Dalam menjalankan profesi advokat, tentu tidak hanya peristiwa perebutan klien saja yang sering terjadi. Tetapi, juga seorang advokat memiliki tantangan berat agar kantor hukumnya tetap berjalan, yakni mendapatkan klien. Berbagai cara dilakukan advokat untuk memperoleh klien, salah satunya dengan beriklan. Nah, apakah seorang advokat sebenarnya juga diperbolehkan untuk beriklan?

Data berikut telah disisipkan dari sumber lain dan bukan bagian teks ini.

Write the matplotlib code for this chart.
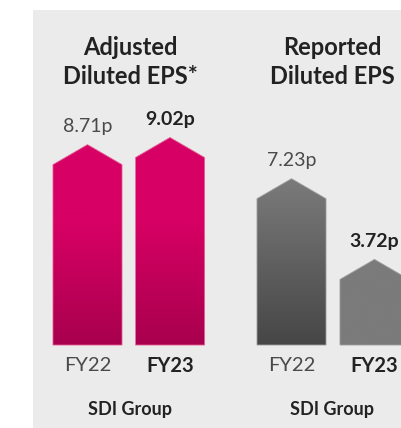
import numpy as np
import matplotlib
matplotlib.use('Agg')
import matplotlib.pyplot as plt
from matplotlib.colors import LinearSegmentedColormap

plt.rcParams['font.family'] = ['Lato', 'DejaVu Sans']

# data
groups = ['Adjusted\nDiluted EPS*', 'Reported\nDiluted EPS']
years = ['FY22', 'FY23']
adjusted_eps = [8.71, 9.02]
reported_eps = [7.23, 3.72]
company = 'SDI Group'

# layout (pixel-ish x units, value units on y)
W, H = 401, 428
PX_PER_UNIT = 23.0
BASE_PX = 83            # bar base, pixels from bottom
BAR_W = 69
ROOF = 20 / PX_PER_UNIT
group_x = [(87.5, 170.0), (291.5, 374.5)]
group_centre = [130.0, 332.0]

PANEL = '#EBEBEB'
MAGENTA = ('#D70064', '#A8004E')
GREY_DARK = ('#7B7B7B', '#464646')
GREY_FLAT = ('#7B7B7B', '#7B7B7B')
styles = [[MAGENTA, MAGENTA], [GREY_DARK, GREY_FLAT]]
edges = ['#E35A93', '#9C9C9C']

fig = plt.figure(figsize=(W / 100, H / 100), dpi=100)
fig.patch.set_facecolor('white')
ax = fig.add_axes([0, 0, 1, 1])
ax.set_xlim(0, W)
ax.set_ylim(-BASE_PX / PX_PER_UNIT, (H - BASE_PX) / PX_PER_UNIT)
ax.axis('off')

# grey panel
ax.add_patch(plt.Rectangle((33 / W, 0), 1, (H - 10) / H, transform=ax.transAxes,
                           facecolor=PANEL, edgecolor='none', zorder=0))


def house_bar(x, v, cols, edge, fade):
    xs = [x - BAR_W / 2, x - BAR_W / 2, x, x + BAR_W / 2, x + BAR_W / 2]
    ys = [0, v - ROOF, v, v - ROOF, 0]
    poly = ax.fill(xs, ys, facecolor='none', edgecolor=edge, linewidth=0.6, zorder=3)[0]
    cmap = LinearSegmentedColormap.from_list('g', [cols[1], cols[0]])
    t = np.linspace(0, 1, 256)
    grad = np.clip(t / fade, 0, 1)
    img = ax.imshow(grad[::-1].reshape(-1, 1), cmap=cmap, vmin=0, vmax=1, aspect='auto',
                    extent=(x - BAR_W / 2, x + BAR_W / 2, 0, v), zorder=2)
    img.set_clip_path(poly)


fades = [0.6, 1.0]
for gi, vals in enumerate([adjusted_eps, reported_eps]):
    for bi, v in enumerate(vals):
        x = group_x[gi][bi]
        house_bar(x, v, styles[gi][bi], edges[gi], fades[gi])
        bold = bi == 1
        ax.annotate(f'{v:.2f}p', (x, v), xytext=(0, 9), textcoords='offset points',
                    ha='center', va='baseline', fontsize=14,
                    fontweight='bold' if bold else 'normal',
                    color='#222222' if bold else '#4A4A4A', zorder=5)
        ax.text(x, 1 - 365.5 / H, years[bi], transform=ax.get_xaxis_transform(),
                ha='center', va='center', fontsize=14.5,
                fontweight='bold' if bold else 'normal',
                color='#222222' if bold else '#4A4A4A')
    ax.text(group_centre[gi], 1 - 62 / H, groups[gi], transform=ax.get_xaxis_transform(),
            ha='center', va='center', fontsize=17, fontweight='bold', color='#222222',
            linespacing=1.35)
    ax.text(group_centre[gi], 1 - 409 / H, company, transform=ax.get_xaxis_transform(),
            ha='center', va='center', fontsize=13, fontweight='bold', color='#222222')

fig.savefig('out.png', dpi=100, facecolor='white')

Dalam menjalankan profesinya, seorang advokat sebagai penegak hukum di pengadilan sejajar dengan jaksa dan hakim. Tentu saja hal ini berada di bawah perlindungan hukum, undang-undang dan kode etik profesi. Pasal 26 UU No. 18 Tahun 2003 tentang Advokat menyatakan advokat wajib tunduk dan mematuhi kode etik profesi advokat dan ketentuan tentang Dewan Kehormatan Organisasi Advokat. Maka, seorang advokat dalam menjalin hubungannya dengan klien memiliki aturan yang dicantumkan dalam Kode Etik Advokat Indonesia (KEAI). Advokat dan klien dalam menjalin hubungan tidak dapat semaunya sendiri karena telah diatur dalam KEAI.